--- Begin ---

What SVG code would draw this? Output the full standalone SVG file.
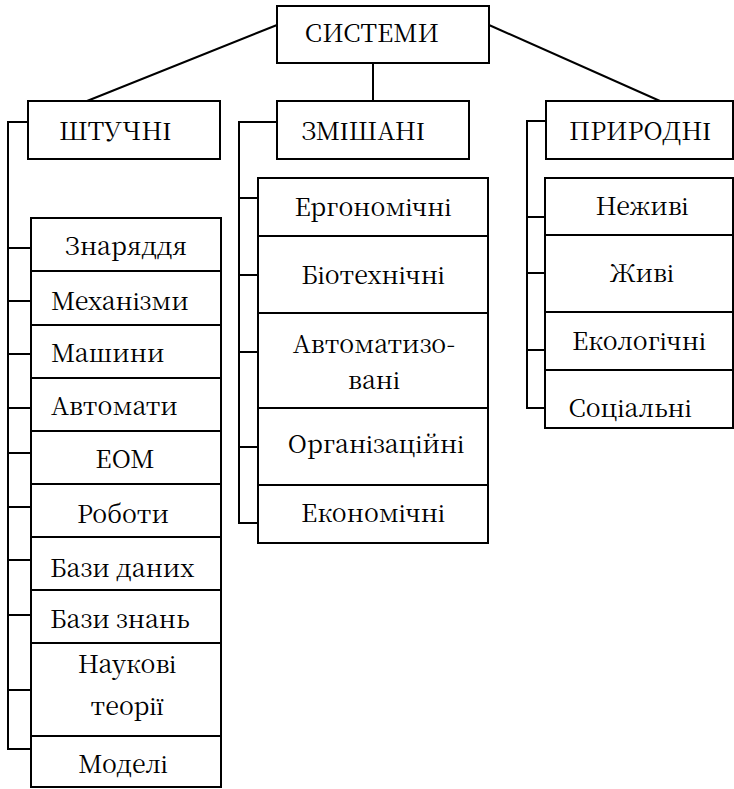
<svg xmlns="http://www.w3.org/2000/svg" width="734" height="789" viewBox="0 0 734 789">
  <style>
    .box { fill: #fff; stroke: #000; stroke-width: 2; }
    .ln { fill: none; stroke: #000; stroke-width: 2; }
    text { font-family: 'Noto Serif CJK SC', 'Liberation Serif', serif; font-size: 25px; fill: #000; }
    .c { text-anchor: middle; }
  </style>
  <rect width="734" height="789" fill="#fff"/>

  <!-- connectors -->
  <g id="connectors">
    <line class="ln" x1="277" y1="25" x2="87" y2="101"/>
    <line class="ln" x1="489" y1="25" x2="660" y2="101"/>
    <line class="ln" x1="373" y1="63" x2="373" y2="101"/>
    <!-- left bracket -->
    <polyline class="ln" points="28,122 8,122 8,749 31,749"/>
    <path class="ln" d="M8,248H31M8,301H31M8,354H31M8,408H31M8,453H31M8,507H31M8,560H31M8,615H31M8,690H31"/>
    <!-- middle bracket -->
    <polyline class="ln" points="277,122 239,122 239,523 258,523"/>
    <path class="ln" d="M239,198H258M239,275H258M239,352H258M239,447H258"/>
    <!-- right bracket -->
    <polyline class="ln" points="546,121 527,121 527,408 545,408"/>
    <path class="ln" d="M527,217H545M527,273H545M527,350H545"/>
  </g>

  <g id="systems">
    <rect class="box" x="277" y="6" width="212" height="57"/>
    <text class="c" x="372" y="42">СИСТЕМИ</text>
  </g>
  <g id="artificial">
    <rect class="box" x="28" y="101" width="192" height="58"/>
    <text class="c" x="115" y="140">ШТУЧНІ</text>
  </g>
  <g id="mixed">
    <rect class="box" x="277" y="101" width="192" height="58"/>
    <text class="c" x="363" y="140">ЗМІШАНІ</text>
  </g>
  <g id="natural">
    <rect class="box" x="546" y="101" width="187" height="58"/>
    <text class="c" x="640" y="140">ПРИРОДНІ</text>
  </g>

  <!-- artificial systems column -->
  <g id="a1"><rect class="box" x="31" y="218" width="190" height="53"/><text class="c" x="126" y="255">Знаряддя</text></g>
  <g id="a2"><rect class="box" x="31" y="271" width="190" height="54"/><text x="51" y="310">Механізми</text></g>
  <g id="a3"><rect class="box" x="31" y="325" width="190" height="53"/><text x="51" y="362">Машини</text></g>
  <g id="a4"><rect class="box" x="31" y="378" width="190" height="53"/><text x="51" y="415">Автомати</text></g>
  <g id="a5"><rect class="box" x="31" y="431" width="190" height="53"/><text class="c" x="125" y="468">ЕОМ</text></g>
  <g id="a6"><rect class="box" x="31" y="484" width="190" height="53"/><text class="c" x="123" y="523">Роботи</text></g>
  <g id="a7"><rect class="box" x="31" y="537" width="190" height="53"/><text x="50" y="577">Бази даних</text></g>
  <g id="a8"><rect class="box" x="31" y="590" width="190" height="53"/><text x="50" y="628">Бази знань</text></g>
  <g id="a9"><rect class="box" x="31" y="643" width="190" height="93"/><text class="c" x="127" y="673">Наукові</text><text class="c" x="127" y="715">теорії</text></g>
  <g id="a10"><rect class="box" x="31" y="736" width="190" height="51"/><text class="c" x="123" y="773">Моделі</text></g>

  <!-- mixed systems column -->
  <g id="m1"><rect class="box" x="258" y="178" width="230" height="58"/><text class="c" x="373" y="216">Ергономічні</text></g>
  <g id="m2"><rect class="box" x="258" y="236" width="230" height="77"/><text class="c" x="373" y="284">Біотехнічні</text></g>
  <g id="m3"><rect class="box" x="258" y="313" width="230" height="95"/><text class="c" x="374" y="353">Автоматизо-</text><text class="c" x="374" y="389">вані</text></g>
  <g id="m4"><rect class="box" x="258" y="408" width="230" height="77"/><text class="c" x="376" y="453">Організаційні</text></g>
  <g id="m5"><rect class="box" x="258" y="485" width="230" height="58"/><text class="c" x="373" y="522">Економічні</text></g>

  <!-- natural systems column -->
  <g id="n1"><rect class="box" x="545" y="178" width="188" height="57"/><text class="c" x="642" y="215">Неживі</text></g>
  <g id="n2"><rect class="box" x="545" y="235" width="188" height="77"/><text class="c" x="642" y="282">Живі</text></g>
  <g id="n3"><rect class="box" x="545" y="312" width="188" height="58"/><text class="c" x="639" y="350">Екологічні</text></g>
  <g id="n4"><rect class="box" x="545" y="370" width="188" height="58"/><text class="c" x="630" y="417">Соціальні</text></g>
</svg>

--- End ---

• _What you have to do_
Without the pictures, transcribe the listing above exactly.

• _Exercise result_
What SVG code would draw this? Output the full standalone SVG file.
<svg xmlns="http://www.w3.org/2000/svg" width="734" height="789" viewBox="0 0 734 789">
  <style>
    .box { fill: #fff; stroke: #000; stroke-width: 2; }
    .ln { fill: none; stroke: #000; stroke-width: 2; }
    text { font-family: 'Noto Serif CJK SC', 'Liberation Serif', serif; font-size: 25px; fill: #000; }
    .c { text-anchor: middle; }
  </style>
  <rect width="734" height="789" fill="#fff"/>

  <!-- connectors -->
  <g id="connectors">
    <line class="ln" x1="277" y1="25" x2="87" y2="101"/>
    <line class="ln" x1="489" y1="25" x2="660" y2="101"/>
    <line class="ln" x1="373" y1="63" x2="373" y2="101"/>
    <!-- left bracket -->
    <polyline class="ln" points="28,122 8,122 8,749 31,749"/>
    <path class="ln" d="M8,248H31M8,301H31M8,354H31M8,408H31M8,453H31M8,507H31M8,560H31M8,615H31M8,690H31"/>
    <!-- middle bracket -->
    <polyline class="ln" points="277,122 239,122 239,523 258,523"/>
    <path class="ln" d="M239,198H258M239,275H258M239,352H258M239,447H258"/>
    <!-- right bracket -->
    <polyline class="ln" points="546,121 527,121 527,408 545,408"/>
    <path class="ln" d="M527,217H545M527,273H545M527,350H545"/>
  </g>

  <g id="systems">
    <rect class="box" x="277" y="6" width="212" height="57"/>
    <text class="c" x="372" y="42">СИСТЕМИ</text>
  </g>
  <g id="artificial">
    <rect class="box" x="28" y="101" width="192" height="58"/>
    <text class="c" x="115" y="140">ШТУЧНІ</text>
  </g>
  <g id="mixed">
    <rect class="box" x="277" y="101" width="192" height="58"/>
    <text class="c" x="363" y="140">ЗМІШАНІ</text>
  </g>
  <g id="natural">
    <rect class="box" x="546" y="101" width="187" height="58"/>
    <text class="c" x="640" y="140">ПРИРОДНІ</text>
  </g>

  <!-- artificial systems column -->
  <g id="a1"><rect class="box" x="31" y="218" width="190" height="53"/><text class="c" x="126" y="255">Знаряддя</text></g>
  <g id="a2"><rect class="box" x="31" y="271" width="190" height="54"/><text x="51" y="310">Механізми</text></g>
  <g id="a3"><rect class="box" x="31" y="325" width="190" height="53"/><text x="51" y="362">Машини</text></g>
  <g id="a4"><rect class="box" x="31" y="378" width="190" height="53"/><text x="51" y="415">Автомати</text></g>
  <g id="a5"><rect class="box" x="31" y="431" width="190" height="53"/><text class="c" x="125" y="468">ЕОМ</text></g>
  <g id="a6"><rect class="box" x="31" y="484" width="190" height="53"/><text class="c" x="123" y="523">Роботи</text></g>
  <g id="a7"><rect class="box" x="31" y="537" width="190" height="53"/><text x="50" y="577">Бази даних</text></g>
  <g id="a8"><rect class="box" x="31" y="590" width="190" height="53"/><text x="50" y="628">Бази знань</text></g>
  <g id="a9"><rect class="box" x="31" y="643" width="190" height="93"/><text class="c" x="127" y="673">Наукові</text><text class="c" x="127" y="715">теорії</text></g>
  <g id="a10"><rect class="box" x="31" y="736" width="190" height="51"/><text class="c" x="123" y="773">Моделі</text></g>

  <!-- mixed systems column -->
  <g id="m1"><rect class="box" x="258" y="178" width="230" height="58"/><text class="c" x="373" y="216">Ергономічні</text></g>
  <g id="m2"><rect class="box" x="258" y="236" width="230" height="77"/><text class="c" x="373" y="284">Біотехнічні</text></g>
  <g id="m3"><rect class="box" x="258" y="313" width="230" height="95"/><text class="c" x="374" y="353">Автоматизо-</text><text class="c" x="374" y="389">вані</text></g>
  <g id="m4"><rect class="box" x="258" y="408" width="230" height="77"/><text class="c" x="376" y="453">Організаційні</text></g>
  <g id="m5"><rect class="box" x="258" y="485" width="230" height="58"/><text class="c" x="373" y="522">Економічні</text></g>

  <!-- natural systems column -->
  <g id="n1"><rect class="box" x="545" y="178" width="188" height="57"/><text class="c" x="642" y="215">Неживі</text></g>
  <g id="n2"><rect class="box" x="545" y="235" width="188" height="77"/><text class="c" x="642" y="282">Живі</text></g>
  <g id="n3"><rect class="box" x="545" y="312" width="188" height="58"/><text class="c" x="639" y="350">Екологічні</text></g>
  <g id="n4"><rect class="box" x="545" y="370" width="188" height="58"/><text class="c" x="630" y="417">Соціальні</text></g>
</svg>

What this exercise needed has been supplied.